EXERCISE BRIEF:
Exactly reproduce all the records, keeping pictures out of the copy.

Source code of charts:
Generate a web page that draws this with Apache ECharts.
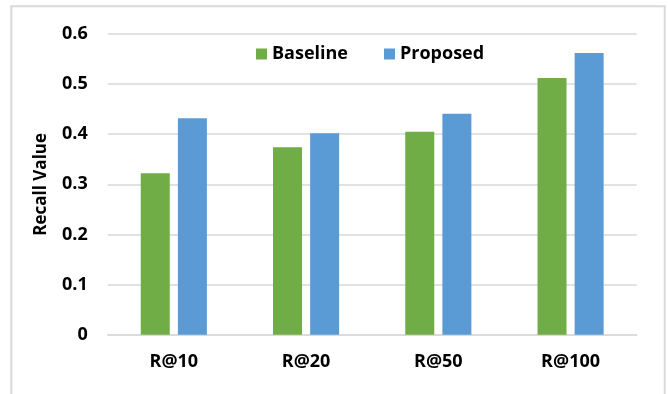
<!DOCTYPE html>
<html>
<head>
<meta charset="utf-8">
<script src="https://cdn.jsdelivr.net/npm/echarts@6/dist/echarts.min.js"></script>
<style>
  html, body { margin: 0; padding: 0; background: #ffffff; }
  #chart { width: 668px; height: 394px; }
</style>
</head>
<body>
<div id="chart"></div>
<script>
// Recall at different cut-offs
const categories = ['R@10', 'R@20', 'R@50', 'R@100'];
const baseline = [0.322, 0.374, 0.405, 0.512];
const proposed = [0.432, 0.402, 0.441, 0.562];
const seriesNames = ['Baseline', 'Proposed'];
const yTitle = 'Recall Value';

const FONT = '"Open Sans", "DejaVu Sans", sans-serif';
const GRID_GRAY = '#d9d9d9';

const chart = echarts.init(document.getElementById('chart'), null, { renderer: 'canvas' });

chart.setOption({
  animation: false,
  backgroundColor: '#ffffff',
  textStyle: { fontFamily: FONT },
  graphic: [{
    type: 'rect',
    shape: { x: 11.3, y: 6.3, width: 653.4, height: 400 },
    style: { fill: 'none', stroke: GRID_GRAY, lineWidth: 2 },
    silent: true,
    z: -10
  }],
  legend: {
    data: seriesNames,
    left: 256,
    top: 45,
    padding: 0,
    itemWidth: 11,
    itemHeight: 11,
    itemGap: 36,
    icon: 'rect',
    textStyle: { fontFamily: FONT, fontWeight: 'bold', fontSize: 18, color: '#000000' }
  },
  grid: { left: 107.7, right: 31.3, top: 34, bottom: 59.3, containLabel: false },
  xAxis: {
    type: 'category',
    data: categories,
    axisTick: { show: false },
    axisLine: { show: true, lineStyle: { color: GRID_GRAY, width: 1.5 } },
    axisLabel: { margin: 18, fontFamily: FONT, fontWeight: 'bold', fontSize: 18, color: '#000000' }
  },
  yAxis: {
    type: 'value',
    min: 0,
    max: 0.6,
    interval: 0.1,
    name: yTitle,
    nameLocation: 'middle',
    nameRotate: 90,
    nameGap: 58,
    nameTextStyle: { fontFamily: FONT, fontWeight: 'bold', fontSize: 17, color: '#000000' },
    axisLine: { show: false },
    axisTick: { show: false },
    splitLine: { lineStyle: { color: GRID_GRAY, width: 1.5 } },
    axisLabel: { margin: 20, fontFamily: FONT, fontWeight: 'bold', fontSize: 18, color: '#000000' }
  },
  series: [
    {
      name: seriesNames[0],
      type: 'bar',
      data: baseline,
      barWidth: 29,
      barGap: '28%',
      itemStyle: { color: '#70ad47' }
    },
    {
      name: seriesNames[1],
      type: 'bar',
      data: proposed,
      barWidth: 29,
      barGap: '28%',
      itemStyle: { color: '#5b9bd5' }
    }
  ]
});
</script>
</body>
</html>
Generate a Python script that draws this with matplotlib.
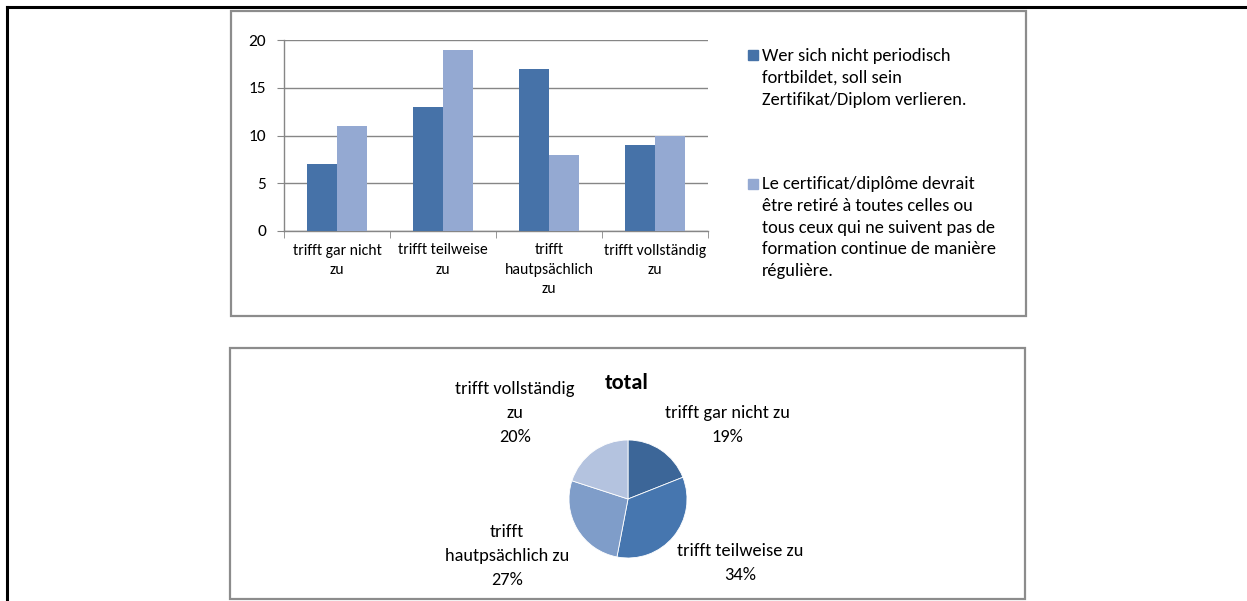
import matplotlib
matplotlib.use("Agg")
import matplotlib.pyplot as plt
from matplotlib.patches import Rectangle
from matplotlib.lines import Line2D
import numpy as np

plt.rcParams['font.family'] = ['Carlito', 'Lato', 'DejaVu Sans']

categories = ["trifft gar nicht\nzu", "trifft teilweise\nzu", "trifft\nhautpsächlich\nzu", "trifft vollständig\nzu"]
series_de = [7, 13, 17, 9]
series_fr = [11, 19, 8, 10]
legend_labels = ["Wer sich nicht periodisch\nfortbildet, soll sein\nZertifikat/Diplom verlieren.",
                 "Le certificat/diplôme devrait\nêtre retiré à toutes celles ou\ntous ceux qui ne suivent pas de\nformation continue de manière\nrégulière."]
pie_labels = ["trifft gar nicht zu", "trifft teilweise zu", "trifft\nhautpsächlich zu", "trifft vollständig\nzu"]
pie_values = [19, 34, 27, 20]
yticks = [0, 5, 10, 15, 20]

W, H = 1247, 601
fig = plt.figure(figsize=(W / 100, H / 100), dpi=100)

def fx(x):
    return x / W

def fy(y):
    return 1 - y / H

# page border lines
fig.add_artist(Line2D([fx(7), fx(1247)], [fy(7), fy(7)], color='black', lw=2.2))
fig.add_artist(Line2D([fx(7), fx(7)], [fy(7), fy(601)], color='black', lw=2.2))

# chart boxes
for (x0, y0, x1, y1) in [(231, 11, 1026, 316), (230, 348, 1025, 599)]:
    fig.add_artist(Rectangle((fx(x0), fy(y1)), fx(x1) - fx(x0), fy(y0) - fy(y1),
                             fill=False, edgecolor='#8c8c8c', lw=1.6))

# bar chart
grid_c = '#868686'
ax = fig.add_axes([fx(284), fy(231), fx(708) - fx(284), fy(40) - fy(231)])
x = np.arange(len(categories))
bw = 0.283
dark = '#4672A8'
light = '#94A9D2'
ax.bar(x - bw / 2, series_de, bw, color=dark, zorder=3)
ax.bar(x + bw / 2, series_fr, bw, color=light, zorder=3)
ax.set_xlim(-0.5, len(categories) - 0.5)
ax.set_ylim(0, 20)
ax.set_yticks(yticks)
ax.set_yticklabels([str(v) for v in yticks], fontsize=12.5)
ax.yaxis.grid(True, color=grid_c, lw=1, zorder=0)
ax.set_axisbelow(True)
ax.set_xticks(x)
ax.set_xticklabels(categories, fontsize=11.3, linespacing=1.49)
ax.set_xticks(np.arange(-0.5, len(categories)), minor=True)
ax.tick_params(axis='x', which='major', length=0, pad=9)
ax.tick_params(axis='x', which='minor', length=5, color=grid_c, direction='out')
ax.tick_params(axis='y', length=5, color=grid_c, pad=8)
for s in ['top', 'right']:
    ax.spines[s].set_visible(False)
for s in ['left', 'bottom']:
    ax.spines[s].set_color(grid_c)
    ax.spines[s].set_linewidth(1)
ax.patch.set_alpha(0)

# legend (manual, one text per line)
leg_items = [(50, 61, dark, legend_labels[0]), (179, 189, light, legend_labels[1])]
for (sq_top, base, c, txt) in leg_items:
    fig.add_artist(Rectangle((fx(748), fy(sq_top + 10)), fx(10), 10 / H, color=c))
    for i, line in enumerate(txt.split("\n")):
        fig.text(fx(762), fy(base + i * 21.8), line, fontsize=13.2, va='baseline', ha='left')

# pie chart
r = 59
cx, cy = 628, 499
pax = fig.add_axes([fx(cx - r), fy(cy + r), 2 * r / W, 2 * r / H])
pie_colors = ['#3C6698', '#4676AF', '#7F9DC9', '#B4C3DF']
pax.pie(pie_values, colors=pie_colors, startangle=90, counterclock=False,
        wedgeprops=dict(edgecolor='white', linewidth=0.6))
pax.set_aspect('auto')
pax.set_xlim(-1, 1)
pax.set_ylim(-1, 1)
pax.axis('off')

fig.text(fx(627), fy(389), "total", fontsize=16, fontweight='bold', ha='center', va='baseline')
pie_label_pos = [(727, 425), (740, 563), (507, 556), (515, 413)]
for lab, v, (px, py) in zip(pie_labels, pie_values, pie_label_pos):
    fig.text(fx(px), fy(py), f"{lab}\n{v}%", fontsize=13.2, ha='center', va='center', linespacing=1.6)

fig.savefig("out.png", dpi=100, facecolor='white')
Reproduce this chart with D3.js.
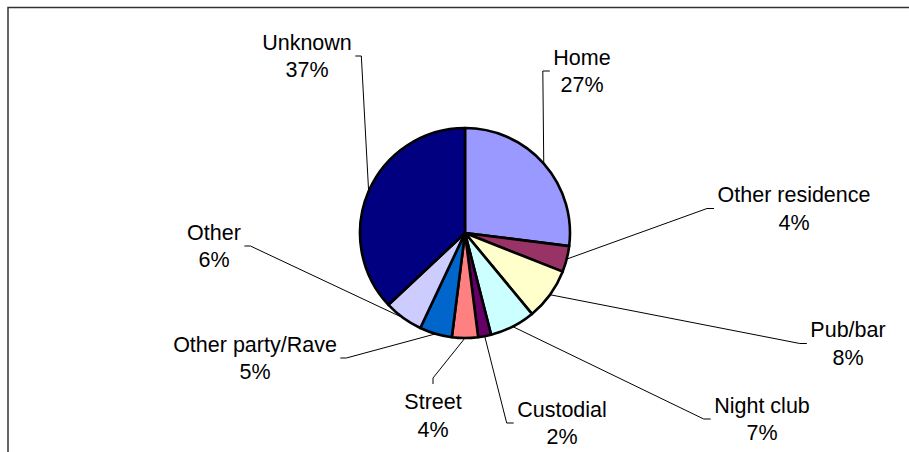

FINAL RESULT:
Generate a web page that draws this with Apache ECharts.
<!DOCTYPE html>
<html>
<head>
<meta charset="utf-8">
<script src="https://cdn.jsdelivr.net/npm/echarts@6/dist/echarts.min.js"></script>
<style>
  html, body { margin: 0; padding: 0; background: #ffffff; }
  #chart { width: 668px; height: 394px; }
</style>
</head>
<body>
<div id="chart"></div>
<script>
// Recall at different cut-offs
const categories = ['R@10', 'R@20', 'R@50', 'R@100'];
const baseline = [0.322, 0.374, 0.405, 0.512];
const proposed = [0.432, 0.402, 0.441, 0.562];
const seriesNames = ['Baseline', 'Proposed'];
const yTitle = 'Recall Value';

const FONT = '"Open Sans", "DejaVu Sans", sans-serif';
const GRID_GRAY = '#d9d9d9';

const chart = echarts.init(document.getElementById('chart'), null, { renderer: 'canvas' });

chart.setOption({
  animation: false,
  backgroundColor: '#ffffff',
  textStyle: { fontFamily: FONT },
  graphic: [{
    type: 'rect',
    shape: { x: 11.3, y: 6.3, width: 653.4, height: 400 },
    style: { fill: 'none', stroke: GRID_GRAY, lineWidth: 2 },
    silent: true,
    z: -10
  }],
  legend: {
    data: seriesNames,
    left: 256,
    top: 45,
    padding: 0,
    itemWidth: 11,
    itemHeight: 11,
    itemGap: 36,
    icon: 'rect',
    textStyle: { fontFamily: FONT, fontWeight: 'bold', fontSize: 18, color: '#000000' }
  },
  grid: { left: 107.7, right: 31.3, top: 34, bottom: 59.3, containLabel: false },
  xAxis: {
    type: 'category',
    data: categories,
    axisTick: { show: false },
    axisLine: { show: true, lineStyle: { color: GRID_GRAY, width: 1.5 } },
    axisLabel: { margin: 18, fontFamily: FONT, fontWeight: 'bold', fontSize: 18, color: '#000000' }
  },
  yAxis: {
    type: 'value',
    min: 0,
    max: 0.6,
    interval: 0.1,
    name: yTitle,
    nameLocation: 'middle',
    nameRotate: 90,
    nameGap: 58,
    nameTextStyle: { fontFamily: FONT, fontWeight: 'bold', fontSize: 17, color: '#000000' },
    axisLine: { show: false },
    axisTick: { show: false },
    splitLine: { lineStyle: { color: GRID_GRAY, width: 1.5 } },
    axisLabel: { margin: 20, fontFamily: FONT, fontWeight: 'bold', fontSize: 18, color: '#000000' }
  },
  series: [
    {
      name: seriesNames[0],
      type: 'bar',
      data: baseline,
      barWidth: 29,
      barGap: '28%',
      itemStyle: { color: '#70ad47' }
    },
    {
      name: seriesNames[1],
      type: 'bar',
      data: proposed,
      barWidth: 29,
      barGap: '28%',
      itemStyle: { color: '#5b9bd5' }
    }
  ]
});
</script>
</body>
</html>
Generate a Python script that draws this with matplotlib.
import matplotlib
matplotlib.use("Agg")
import matplotlib.pyplot as plt
from matplotlib.patches import Rectangle
from matplotlib.lines import Line2D
import numpy as np

plt.rcParams['font.family'] = ['Carlito', 'Lato', 'DejaVu Sans']

categories = ["trifft gar nicht\nzu", "trifft teilweise\nzu", "trifft\nhautpsächlich\nzu", "trifft vollständig\nzu"]
series_de = [7, 13, 17, 9]
series_fr = [11, 19, 8, 10]
legend_labels = ["Wer sich nicht periodisch\nfortbildet, soll sein\nZertifikat/Diplom verlieren.",
                 "Le certificat/diplôme devrait\nêtre retiré à toutes celles ou\ntous ceux qui ne suivent pas de\nformation continue de manière\nrégulière."]
pie_labels = ["trifft gar nicht zu", "trifft teilweise zu", "trifft\nhautpsächlich zu", "trifft vollständig\nzu"]
pie_values = [19, 34, 27, 20]
yticks = [0, 5, 10, 15, 20]

W, H = 1247, 601
fig = plt.figure(figsize=(W / 100, H / 100), dpi=100)

def fx(x):
    return x / W

def fy(y):
    return 1 - y / H

# page border lines
fig.add_artist(Line2D([fx(7), fx(1247)], [fy(7), fy(7)], color='black', lw=2.2))
fig.add_artist(Line2D([fx(7), fx(7)], [fy(7), fy(601)], color='black', lw=2.2))

# chart boxes
for (x0, y0, x1, y1) in [(231, 11, 1026, 316), (230, 348, 1025, 599)]:
    fig.add_artist(Rectangle((fx(x0), fy(y1)), fx(x1) - fx(x0), fy(y0) - fy(y1),
                             fill=False, edgecolor='#8c8c8c', lw=1.6))

# bar chart
grid_c = '#868686'
ax = fig.add_axes([fx(284), fy(231), fx(708) - fx(284), fy(40) - fy(231)])
x = np.arange(len(categories))
bw = 0.283
dark = '#4672A8'
light = '#94A9D2'
ax.bar(x - bw / 2, series_de, bw, color=dark, zorder=3)
ax.bar(x + bw / 2, series_fr, bw, color=light, zorder=3)
ax.set_xlim(-0.5, len(categories) - 0.5)
ax.set_ylim(0, 20)
ax.set_yticks(yticks)
ax.set_yticklabels([str(v) for v in yticks], fontsize=12.5)
ax.yaxis.grid(True, color=grid_c, lw=1, zorder=0)
ax.set_axisbelow(True)
ax.set_xticks(x)
ax.set_xticklabels(categories, fontsize=11.3, linespacing=1.49)
ax.set_xticks(np.arange(-0.5, len(categories)), minor=True)
ax.tick_params(axis='x', which='major', length=0, pad=9)
ax.tick_params(axis='x', which='minor', length=5, color=grid_c, direction='out')
ax.tick_params(axis='y', length=5, color=grid_c, pad=8)
for s in ['top', 'right']:
    ax.spines[s].set_visible(False)
for s in ['left', 'bottom']:
    ax.spines[s].set_color(grid_c)
    ax.spines[s].set_linewidth(1)
ax.patch.set_alpha(0)

# legend (manual, one text per line)
leg_items = [(50, 61, dark, legend_labels[0]), (179, 189, light, legend_labels[1])]
for (sq_top, base, c, txt) in leg_items:
    fig.add_artist(Rectangle((fx(748), fy(sq_top + 10)), fx(10), 10 / H, color=c))
    for i, line in enumerate(txt.split("\n")):
        fig.text(fx(762), fy(base + i * 21.8), line, fontsize=13.2, va='baseline', ha='left')

# pie chart
r = 59
cx, cy = 628, 499
pax = fig.add_axes([fx(cx - r), fy(cy + r), 2 * r / W, 2 * r / H])
pie_colors = ['#3C6698', '#4676AF', '#7F9DC9', '#B4C3DF']
pax.pie(pie_values, colors=pie_colors, startangle=90, counterclock=False,
        wedgeprops=dict(edgecolor='white', linewidth=0.6))
pax.set_aspect('auto')
pax.set_xlim(-1, 1)
pax.set_ylim(-1, 1)
pax.axis('off')

fig.text(fx(627), fy(389), "total", fontsize=16, fontweight='bold', ha='center', va='baseline')
pie_label_pos = [(727, 425), (740, 563), (507, 556), (515, 413)]
for lab, v, (px, py) in zip(pie_labels, pie_values, pie_label_pos):
    fig.text(fx(px), fy(py), f"{lab}\n{v}%", fontsize=13.2, ha='center', va='center', linespacing=1.6)

fig.savefig("out.png", dpi=100, facecolor='white')
Reproduce this chart with D3.js.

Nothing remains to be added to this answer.